Sim, eu sei que o título parece tabuada ou resultado de jogo de futebol. Mas a ninguém escapa hoje do que falamos quando mencionamos 6 x 1. A deputada Erika Hilton apresentou o projeto de emenda constitucional que pretende acabar com a escala de apenas um dia de folga por semana. A emenda prevê a escala de 4 dias de trabalho e 3 de descanso por semana. Contrariamente ao que se possa supor, a iniciativa conseguiu o apoio parcial de não poucos representantes do empresariado.
Num país com menos de 30% de cidadãos que trabalham com carteira assinada,1 tal mudança legal atingiria apenas essa minoria da população. A grande maioria das e dos trabalhadores registrados tem uma escala de 5 dias de trabalho semanais contra 2 de descanso. Há algumas atividades, como o comércio, que a emenda pode impactar mais. E já há empresários que esperam negociar a redução do salário proporcionalmente à redução dos dias de trabalho.
O que é verdade é que o que os sociólogos chamam de “mobilidade social descendente” entrou em queda livre com a flexibilização das relações trabalhistas. E que mesmo aqueles que têm trabalho registrado buscam formas de complementar seus ganhos por meio de bicos. Além do mais, como acontece com os docentes, o trabalho invade o assim chamado “tempo livre” e o “tempo de descanso” com a preparação de aulas e correção de avaliações. Lembre-se aqui que as mulheres trabalham 7 x 0, mesmo que parte desses 7 dias sejam empregados em trabalho não pago.
Num tempo no qual se restabelecem formas de exploração como a escravidão por dívidas, e se criam novos modos de contratação como o trabalho “hora zero”2, o trabalho intermitente, terceirizado, quarteirizado e por aplicativos, dificilmente a redução legal da escala de trabalho provocaria uma mudança radical nas condições de vida.
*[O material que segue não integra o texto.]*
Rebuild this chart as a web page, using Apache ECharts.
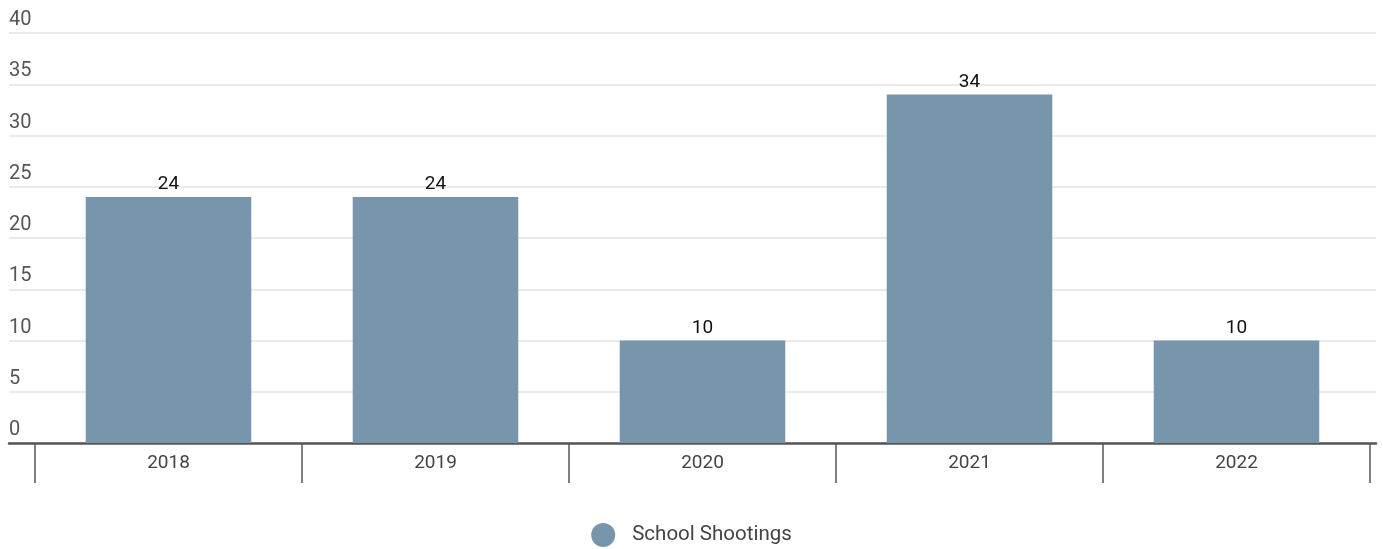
<!DOCTYPE html>
<html>
<head>
<meta charset="utf-8">
<script src="https://cdn.jsdelivr.net/npm/echarts@6/dist/echarts.min.js"></script>
<style>
  html, body { margin: 0; padding: 0; background: #fff; }
  #chart { width: 1383px; height: 549px; }
</style>
</head>
<body>
<div id="chart"></div>
<script>
const years = ['2018', '2019', '2020', '2021', '2022']
const shootings = [24, 24, 10, 34, 10]
const seriesName = 'School Shootings'
const yMin = 0
const yMax = 40
const yStep = 5

const chart = echarts.init(document.getElementById('chart'))

const font = 'Roboto, "Noto Sans", sans-serif'

chart.setOption({
  backgroundColor: '#fff',
  animation: false,
  textStyle: { fontFamily: font },
  legend: {
    data: [seriesName],
    top: 523,
    left: 'center',
    padding: 0,
    icon: 'circle',
    itemWidth: 24,
    itemHeight: 24,
    textStyle: { color: '#444', fontSize: 20.5, fontFamily: font, padding: [0, 0, 0, 12] },
  },
  grid: [
    // bars + category axis
    { left: 35, right: 13, top: 33, bottom: 106 },
    // wider grid for the split lines, y labels and base line
    { left: 9, right: 7, top: 33, bottom: 106 },
  ],
  xAxis: [
    {
      gridIndex: 0,
      type: 'category',
      data: years,
      boundaryGap: true,
      axisLine: { show: false },
      axisTick: { show: true, length: 40, alignWithLabel: false, lineStyle: { color: '#555', width: 1.5 } },
      axisLabel: { color: '#444', fontSize: 19, margin: 11, fontFamily: font },
    },
    {
      gridIndex: 1,
      type: 'value',
      min: 0,
      max: 1,
      axisLine: { show: true, onZero: false, lineStyle: { color: '#555', width: 2.5 } },
      axisTick: { show: false },
      axisLabel: { show: false },
      splitLine: { show: false },
    },
  ],
  yAxis: [
    {
      gridIndex: 0,
      type: 'value',
      min: yMin,
      max: yMax,
      interval: yStep,
      axisLine: { show: false },
      axisTick: { show: false },
      axisLabel: { show: false },
      splitLine: { show: false },
    },
    {
      gridIndex: 1,
      type: 'value',
      min: yMin,
      max: yMax,
      interval: yStep,
      axisLine: { show: false },
      axisTick: { show: false },
      axisLabel: {
        inside: true,
        margin: 0,
        color: '#555',
        fontSize: 20,
        fontFamily: font,
        verticalAlign: 'bottom',
        align: 'left',
        padding: [0, 0, 3, 0],
      },
      splitLine: { show: true, lineStyle: { color: '#e3e3e3', width: 1.5 } },
    },
  ],
  series: [
    {
      name: seriesName,
      type: 'bar',
      xAxisIndex: 0,
      yAxisIndex: 0,
      data: shootings,
      barWidth: '62%',
      itemStyle: { color: '#7896ab' },
      label: {
        show: true,
        position: 'top',
        distance: 3,
        color: '#111',
        fontSize: 19,
        fontFamily: font,
      },
      z: 3,
    },
  ],
})
</script>
</body>
</html>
Se o congresso aprovar uma escala de 3 dias de folga semanal, quem renunciará a preencher esses dias com trabalho complementar? Estou me referindo, claro, a trabalho alienado. Com salários comprimidos por um lado e o bombardeio de estímulos ao consumo por outro, dificilmente as e os trabalhadores o fariam. Nesse contexto, uma medida legal de redução da escala de trabalho semanal dissolveria o salário mínimo tal como o conhecemos. O capital já não suporta sequer o sonho de Estado de bem-estar.
O debate, porém, para além dos interesses dos políticos e empresários envolvidos nas deliberações parlamentares, nos põe, perigosamente para os empresários, a olhar nossa vida à luz de um relâmpago, a encarar alguma coisa que normalmente pomos sob um cone de sombra: em que “gastamos” nosso precioso tempo, nossa vida finita. Que seria de nós se pudéssemos decidir o que fazer com nosso tempo “extra” sem o constrangimento dos baixos salários? Renunciaríamos a essa espécie de morte que é a venda de nossa força de trabalho em troca de dinheiro para fazer girar a roda do comércio? Teríamos o atrevimento de tal gesto de liberdade? Perguntas feito bichinhos furando com insistência nossa cabeça. E se…
Referências
- Informação oral de Márcio Pochmann, em abril de 2016, quando era presidente do Instituto de Pesquisa Econômica Aplicada.